Gems TV
- Country: United States

Programming
- Picture format: 14:9 Of 16:9 and 4:3

Ownership
- Owner: Gems TV Holdings Limited

History
- Launched: November 29, 2006
- Closed: April 15, 2010

Links
- Website: www.gemstv.com

Availability At Time of Closure

Terrestrial
- Terrestrial: Channel 7 and 10

= Gems TV (United States) =

Gems TV was an American reverse auction jewelry shopping channel. The channel was available on DirecTV, Dish Network and other local networks. The channel operations were based in Reno, Nevada.

==History==

Gems TV launched exclusively on DirecTV. On January 15, 2007, Gems TV also became available through select cable providers in the U.S. and some TV affiliates such as KLDT in Lake Dallas, Texas. The channel was also streamed live on the website. On August 30, 2007, Gems TV became available on Dish Network.

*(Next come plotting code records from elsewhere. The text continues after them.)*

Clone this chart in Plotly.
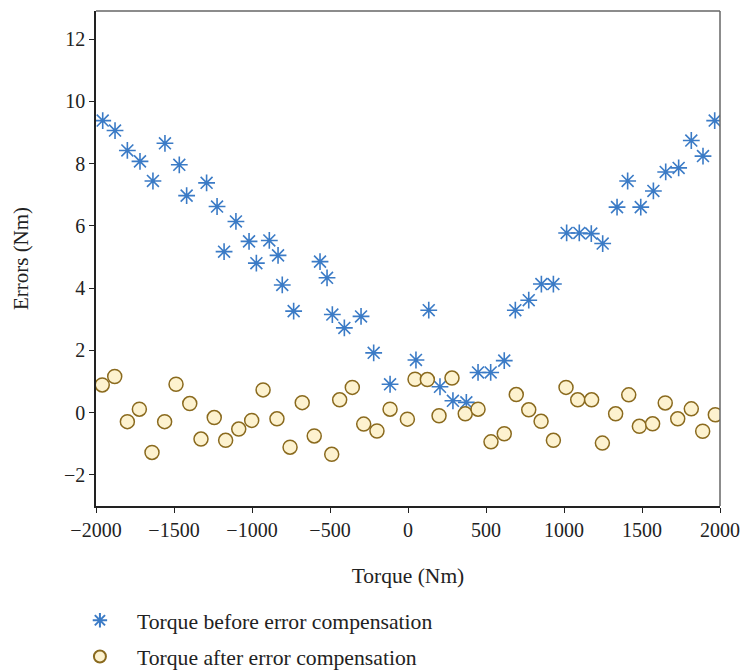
import plotly.graph_objects as go

before_x = [-1957, -1878, -1799, -1718, -1635, -1558, -1466, -1419, -1291, -1224,
            -1179, -1103, -1019, -972, -889, -833, -806, -733, -564, -519,
            -485, -408, -301, -220, -115, 51, 133, 205, 288, 374,
            449, 530, 617, 688, 774, 855, 932, 1017, 1098, 1175,
            1248, 1340, 1408, 1492, 1573, 1652, 1735, 1816, 1891, 1966]
before_y = [9.38, 9.06, 8.42, 8.07, 7.44, 8.65, 7.96, 6.97, 7.38, 6.62,
            5.17, 6.14, 5.50, 4.80, 5.53, 5.05, 4.10, 3.26, 4.85, 4.33,
            3.15, 2.72, 3.09, 1.92, 0.91, 1.69, 3.29, 0.83, 0.38, 0.33,
            1.29, 1.29, 1.67, 3.29, 3.61, 4.13, 4.13, 5.77, 5.77, 5.75,
            5.43, 6.60, 7.44, 6.60, 7.12, 7.73, 7.86, 8.74, 8.24, 9.38]

after_x = [-1960, -1880, -1799, -1722, -1641, -1560, -1487, -1399, -1327, -1242,
           -1169, -1085, -1002, -929, -840, -756, -678, -601, -489, -438,
           -357, -284, -199, -115, -4, 45, 124, 199, 282, 367,
           449, 532, 617, 694, 774, 853, 932, 1013, 1088, 1177,
           1246, 1331, 1415, 1483, 1568, 1649, 1729, 1816, 1889, 1970]
after_y = [0.89, 1.16, -0.29, 0.11, -1.28, -0.29, 0.91, 0.29, -0.85, -0.16,
           -0.89, -0.53, -0.25, 0.73, -0.20, -1.11, 0.32, -0.75, -1.34, 0.41,
           0.81, -0.37, -0.59, 0.11, -0.21, 1.07, 1.06, -0.10, 1.11, -0.04,
           0.11, -0.94, -0.68, 0.58, 0.09, -0.28, -0.89, 0.81, 0.41, 0.41,
           -0.98, -0.04, 0.57, -0.44, -0.36, 0.31, -0.20, 0.12, -0.60, -0.07]

x_ticks = [-2000, -1500, -1000, -500, 0, 500, 1000, 1500, 2000]
y_ticks = [-2, 0, 2, 4, 6, 8, 10, 12]

FONT = "Liberation Serif"

fig = go.Figure()
fig.add_trace(go.Scatter(
    x=before_x, y=before_y, mode="markers",
    name="Torque before error compensation", legendgroup="a",
    marker=dict(symbol="asterisk-open", size=14,
                line=dict(color="#3b7bc6", width=1.6), color="#3b7bc6"),
))
fig.add_trace(go.Scatter(
    x=after_x, y=after_y, mode="markers",
    name="Torque after error compensation", legendgroup="b",
    marker=dict(symbol="circle", size=14, color="#fdf2cf",
                line=dict(color="#8a6a1e", width=1.5)),
))

fig.update_layout(
    width=743, height=670,
    margin=dict(l=96, r=23, t=11, b=164, autoexpand=False),
    plot_bgcolor="white", paper_bgcolor="white",
    font=dict(family=FONT, size=20, color="#222222"),
    showlegend=True,
    legend=dict(x=-0.053, xref="paper", y=0.105, yref="container",
                xanchor="left", yanchor="top",
                font=dict(family=FONT, size=21.7, color="#222222"),
                tracegroupgap=5, itemsizing="constant", itemwidth=64),
    xaxis=dict(range=[-2000, 2000], tickvals=x_ticks, ticks="outside",
               ticklen=5, tickcolor="#222", showline=True, linecolor="#222",
               linewidth=1.5, mirror=False, showgrid=False, zeroline=False,
               title=dict(text="Torque (Nm)", standoff=28,
                          font=dict(family=FONT, size=21.5)),
               tickfont=dict(family=FONT, size=20)),
    yaxis=dict(range=[-3, 12.9], tickvals=y_ticks, ticks="outside",
               ticklen=5, tickcolor="#222", showline=True, linecolor="#222",
               linewidth=1.5, showgrid=False, zeroline=False,
               title=dict(text="Errors (Nm)", standoff=30,
                          font=dict(family=FONT, size=21)),
               tickfont=dict(family=FONT, size=20)),
)

# top and right frame in grey
fig.add_shape(type="line", xref="paper", yref="paper", x0=0, x1=1, y0=1, y1=1,
              line=dict(color="#666666", width=1.5))
fig.add_shape(type="line", xref="paper", yref="paper", x0=1, x1=1, y0=0, y1=1,
              line=dict(color="#666666", width=1.5))

fig.write_html("out.html", config={"displayModeBar": False},
               post_script="document.body.style.margin='0';")
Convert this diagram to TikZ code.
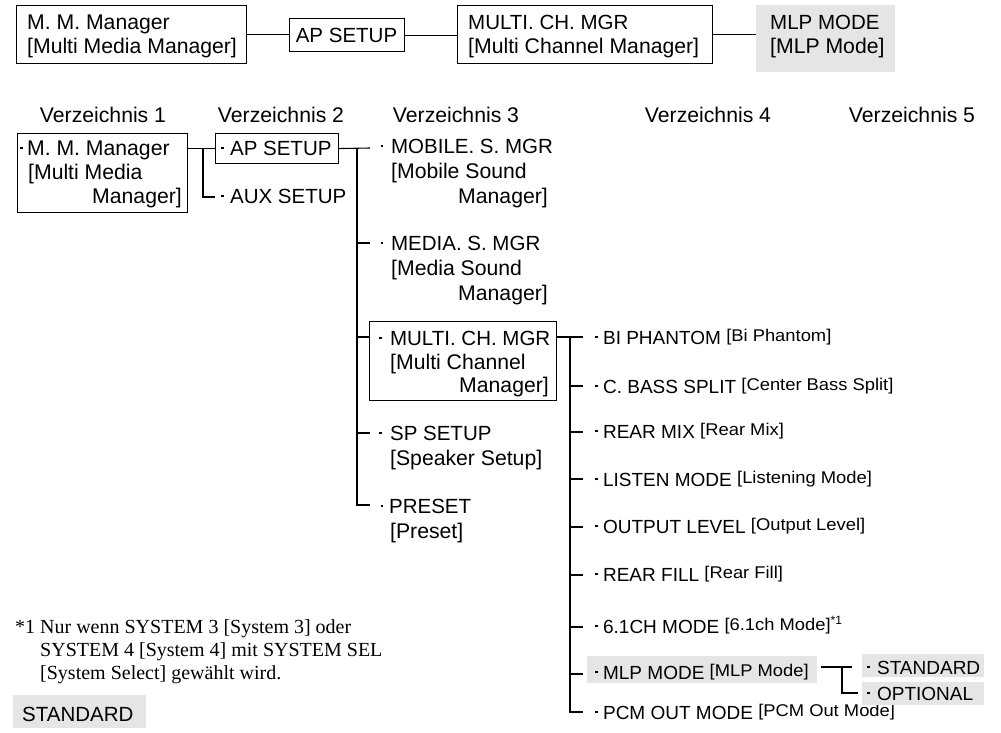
\documentclass[tikz,border=0pt]{standalone}
\usepackage{fontspec}
\setmainfont{Liberation Sans}
\newfontfamily\brfont[FakeStretch=1.08]{Liberation Sans}
\newfontfamily\ftnfont{Liberation Serif}
\definecolor{boxgray}{RGB}{229,229,229}
\newcommand\fm{\fontsize{20.5}{24}\selectfont}
\newcommand\fl{\fontsize{21.2}{24}\selectfont}
\newcommand\ff{\fontsize{19}{23}\selectfont}
\newcommand\fb{\brfont\fontsize{17}{19}\selectfont}
\newcommand\bul[1]{\rule[5.6pt]{2.6pt}{2.6pt}\hspace{#1pt}}
\newcommand\br[1]{\raisebox{2.5pt}{\fb[#1]}}
\begin{document}
\begin{tikzpicture}[x=1pt,y=-1pt,
  txt/.style={inner sep=0pt, anchor=base west, font=\fm},
  low/.style={txt, font=\fl},
  lowr/.style={low, anchor=base east},
  lowc/.style={low, anchor=base},
  txtc/.style={txt, anchor=base},
  itm/.style={txt, font=\ff},
  frame/.style={draw, line width=1.1pt, inner sep=0pt, anchor=north west},
  shade/.style={fill=boxgray, inner sep=0pt, anchor=north west},
  wire/.style={line width=1.1pt}]
\useasboundingbox (0,0) rectangle (1001,732);

% ---------- top row ----------
\node[frame, minimum width=230pt, minimum height=58pt] (t1) at (16,5) {};
\node[low] (t1a) at (27,29) {M. M. Manager};
\node[low] (t1b) at (27,53) {[Multi Media Manager]};
\node[frame, minimum width=115pt, minimum height=33pt] (t2) at (289,18) {};
\node[txtc] (t2a) at (346.5,42) {AP SETUP};
\node[frame, minimum width=255pt, minimum height=58pt] (t3) at (457,5) {};
\node[txt] (t3a) at (468,29) {MULTI. CH. MGR};
\node[low] (t3b) at (468,53) {[Multi Channel Manager]};
\node[shade, minimum width=139pt, minimum height=67pt] (t4) at (756,5) {};
\node[txt] (t4a) at (770,29) {MLP MODE};
\node[low] (t4b) at (770,53) {[MLP Mode]};
\draw[wire] (t1.east) -- (t1.east -| t2.west);
\draw[wire] (t2.east) -- (t2.east -| t3.west);
\draw[wire] (t3.east) -- (t3.east -| t4.west);

% ---------- headers ----------
\node[lowc] (h1) at (103,122) {Verzeichnis 1};
\node[lowc] (h2) at (281,122) {Verzeichnis 2};
\node[lowc] (h3) at (456,122) {Verzeichnis 3};
\node[lowc] (h4) at (708,122) {Verzeichnis 4};
\node[lowc] (h5) at (912,122) {Verzeichnis 5};

% ---------- level 1 ----------
\node[frame, minimum width=170pt, minimum height=79pt] (l1) at (17,133) {};
\node[low] (l1a) at (20,155) {\bul{4.3}M. M. Manager};
\node[low] (l1b) at (28,179) {[Multi Media};
\node[lowr] (l1c) at (182,203) {Manager]};

% ---------- level 2 ----------
\node[frame, minimum width=123pt, minimum height=30pt] (ap) at (215,133) {};
\node[txt] (apt) at (220.7,155) {\bul{6.6}AP SETUP};
\node[txt] (aux) at (220.7,203) {\bul{6.6}AUX SETUP};
\coordinate (bus2) at (203,148);
\coordinate (auxend) at (215,197);
\draw[wire] (ap.west -| l1.east) -- (ap.west);
\draw[wire] (bus2) |- (auxend);

% ---------- level 3 ----------
\coordinate (bus3) at (357,148);
\coordinate (mobend) at (370,148);
\coordinate (medend) at (370,243);
\coordinate (mulin) at (369,337);
\coordinate (spend) at (370,433);
\coordinate (preend) at (370,505);
\draw[wire] (ap.east) -- (mobend);
\draw[wire] (bus3) |- (preend);
\draw[wire] (bus3 |- medend) -- (medend);
\draw[wire] (bus3 |- mulin) -- (mulin);
\draw[wire] (bus3 |- spend) -- (spend);

\node[txt] (mob1) at (380.5,153) {\bul{7.8}MOBILE. S. MGR};
\node[low] (mob2) at (391,178) {[Mobile Sound};
\node[lowr] (mob3) at (548,203) {Manager]};
\node[txt] (med1) at (380.5,250) {\bul{7.8}MEDIA. S. MGR};
\node[low] (med2) at (391,275) {[Media Sound};
\node[lowr] (med3) at (548,300) {Manager]};
\node[frame, minimum width=187pt, minimum height=79pt] (mul) at (369,321) {};
\node[txt] (mul1) at (378.7,345) {\bul{8.6}MULTI. CH. MGR};
\node[low] (mul2) at (390,369) {[Multi Channel};
\node[lowr] (mul3) at (549,392) {Manager]};
\node[txt] (sp1) at (378.7,440) {\bul{8.6}SP SETUP};
\node[low] (sp2) at (390,465) {[Speaker Setup]};
\node[txt] (pre1) at (380.5,513) {\bul{5.8}PRESET};
\node[low] (pre2) at (390,538) {[Preset]};

% ---------- level 4 ----------
\coordinate (mulout) at (556,337);
\coordinate (bus4) at (570,337);
\coordinate (e1) at (583,337);
\coordinate (e2) at (583,386);
\coordinate (e3) at (583,432);
\coordinate (e4) at (583,479);
\coordinate (e5) at (583,527);
\coordinate (e6) at (583,575);
\coordinate (e7) at (583,627);
\coordinate (e8) at (583,674);
\coordinate (e9) at (583,712);
\draw[wire] (mulout) -- (e1);
\draw[wire] (bus4) |- (e9);
\foreach \k in {2,...,8} {\draw[wire] (bus4 |- e\k) -- (e\k);}

\node[itm] (r1) at (595,344) {\bul{5.3}BI PHANTOM \br{Bi Phantom}};
\node[itm] (r2) at (595,393) {\bul{5.3}C. BASS SPLIT \br{Center Bass Split}};
\node[itm] (r3) at (595,438) {\bul{5.3}REAR MIX \br{Rear Mix}};
\node[itm] (r4) at (595,486) {\bul{5.3}LISTEN MODE \br{Listening Mode}};
\node[itm] (r5) at (595,533) {\bul{5.3}OUTPUT LEVEL \br{Output Level}};
\node[itm] (r6) at (595,581) {\bul{5.3}REAR FILL \br{Rear Fill}};
\node[itm] (r7) at (595,633) {\bul{5.3}6.1CH MODE \br{6.1ch Mode}\raisebox{9pt}{\fontsize{12}{12}\selectfont *1}};
\node[shade, minimum width=230pt, minimum height=27pt] (mlpbg) at (587,656) {};
\node[itm] (r8) at (595,679) {\bul{5.3}MLP MODE \br{MLP Mode}};
\node[itm] (r9) at (595,719) {\bul{5.3}PCM OUT MODE \br{PCM Out Mode}};

% ---------- level 5 ----------
\node[shade, minimum width=122pt, minimum height=23pt] (stdbg) at (862,654) {};
\node[itm] (std) at (866.7,674) {\bul{7.6}STANDARD};
\node[shade, minimum width=122pt, minimum height=23pt] (optbg) at (862,682) {};
\node[itm] (opt) at (866.7,700) {\bul{7.6}OPTIONAL};
\coordinate (m0) at (821,667);
\coordinate (m1) at (852,667);
\coordinate (bus5) at (842,667);
\coordinate (m2) at (858,693);
\draw[wire] (m0) -- (m1);
\draw[wire] (bus5) |- (m2);

% ---------- footnote ----------
\tikzset{fn/.style={txt, font=\ftnfont\fontsize{20}{22}\selectfont}}
\node[fn] (fn0) at (15,633) {*1};
\node[fn] (fn1) at (40,633) {Nur wenn SYSTEM 3 [System 3] oder};
\node[fn] (fn2) at (40,656) {SYSTEM 4 [System 4] mit SYSTEM SEL};
\node[fn] (fn3) at (40,679) {[System Select] gewählt wird.};

% ---------- legend ----------
\node[shade, minimum width=133pt, minimum height=33pt] (leg) at (13,695) {};
\node[txt] (legt) at (22,721) {STANDARD};
\end{tikzpicture}
\end{document}
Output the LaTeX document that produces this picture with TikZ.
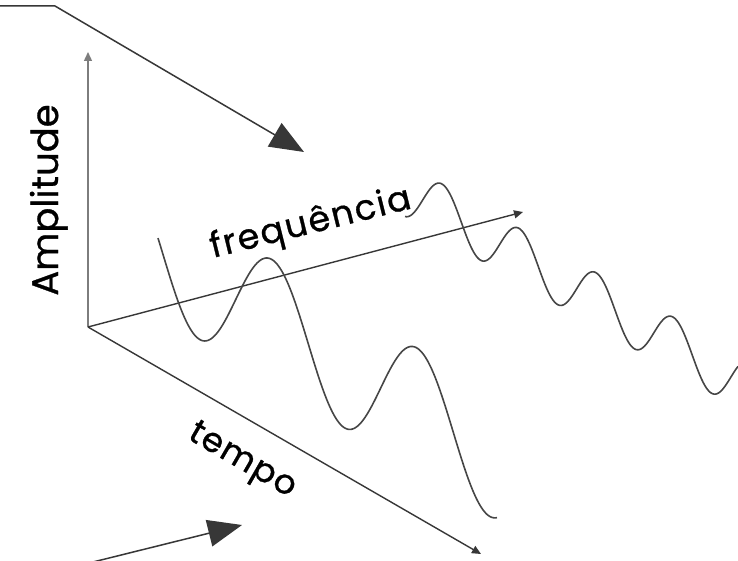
\documentclass[tikz,border=0pt]{standalone}
\usepackage{fontspec}
\setmainfont{Poppins}
\usetikzlibrary{arrows.meta}
\definecolor{axiscol}{RGB}{55,55,55}
\definecolor{ampcol}{RGB}{125,125,125}
\definecolor{wavecol}{RGB}{70,70,70}

\begin{document}
\begin{tikzpicture}[
    x=1pt, y=-1pt,
    axis/.style={
        draw=axiscol,
        line width=1.4pt,
        -{Triangle[length=9pt,width=8pt]}
    },
    pointer/.style={
        draw=axiscol,
        line width=1.5pt,
        -{Triangle[length=34pt,width=27pt]}
    },
    wave/.style={
        draw=wavecol,
        line width=1.6pt,
        samples=240,
        smooth
    },
    label/.style={
        inner sep=0pt,
        anchor=base,
        text=black
    }
]

\useasboundingbox[fill=white] (0,0) rectangle (738,561);

% Axes
\coordinate (origin) at (88,327);
\coordinate (ampTip) at (88,52);
\coordinate (freqTip) at (523,212);
\coordinate (timeTip) at (481,554);

\draw[axis, draw=ampcol] (origin) -- (ampTip);
\draw[axis] (origin) -- (freqTip);
\draw[axis] (origin) -- (timeTip);

% Axis labels
\node[label, rotate=90, font=\fontsize{37}{40}\selectfont\addfontfeatures{FakeBold=0.8}] (ampLabel) at (58,200) {Amplitude};
\node[label, rotate=14, font=\fontsize{35}{40}\selectfont\addfontfeatures{FakeBold=0.8,LetterSpace=5}] (freqLabel) at (313,233) {frequência};
\node[label, rotate=-30, font=\fontsize{34}{38}\selectfont\addfontfeatures{FakeBold=0.8,LetterSpace=4}] (timeLabel) at (238,468) {tempo};

% Pointers
\coordinate (topStart) at (0,6);
\coordinate (topBend) at (55,6);
\coordinate (topTip) at (304,152);
\draw[pointer] (topStart) -- (topBend) -- (topTip);

\coordinate (bottomStart) at (93,562);
\coordinate (bottomTip) at (242,525);
\draw[pointer] (bottomStart) -- (bottomTip);

% Waves
\draw[wave, domain=158:497] plot ({\x},{321.6+0.61*(\x-272)-62*cos((\x-272)/145*360)});
\draw[wave, domain=405:738] plot ({\x},{211+0.576*(\x-442)-27*cos((\x-442)/77*360)});

\end{tikzpicture}
\end{document}
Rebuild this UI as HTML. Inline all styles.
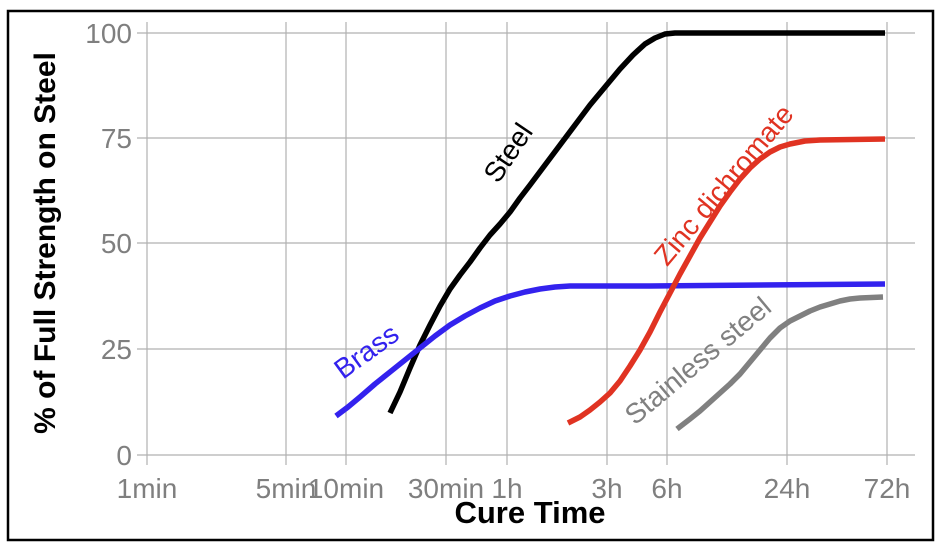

==Bankruptcy and closure==
In March 2010, it was announced that the US operation would close and be wound down. On April 7, 2010, Gems TV USA filed for Chapter 11 bankruptcy, blaming the Great Recession. Gems TV ceased broadcasting on April 15, 2010. The website and customer service team continued operating until May 6, 2010.

==Criticism==
On February 1, 2010, the manufacturing operations at its factory in Chanthaburi, Thailand were closed down due to the change in sourcing and manufacture. The new strategic decision to fully outsource its gemstone jewelry supply was aimed at reducing operating costs, increasing supply, improving manufacturing flexibility and the main reason of increasing profit margins. This was one of the principles the company was originally well known for - Going direct to the mines and handcrafting gem set jewelry in their own in-house facilities. The consequence of this has resulted in a large number of redundancies.

DirecTV has filed a lawsuit against Gems TV (USA) Limited, claiming that Gems TV refused to pay their satellite bills.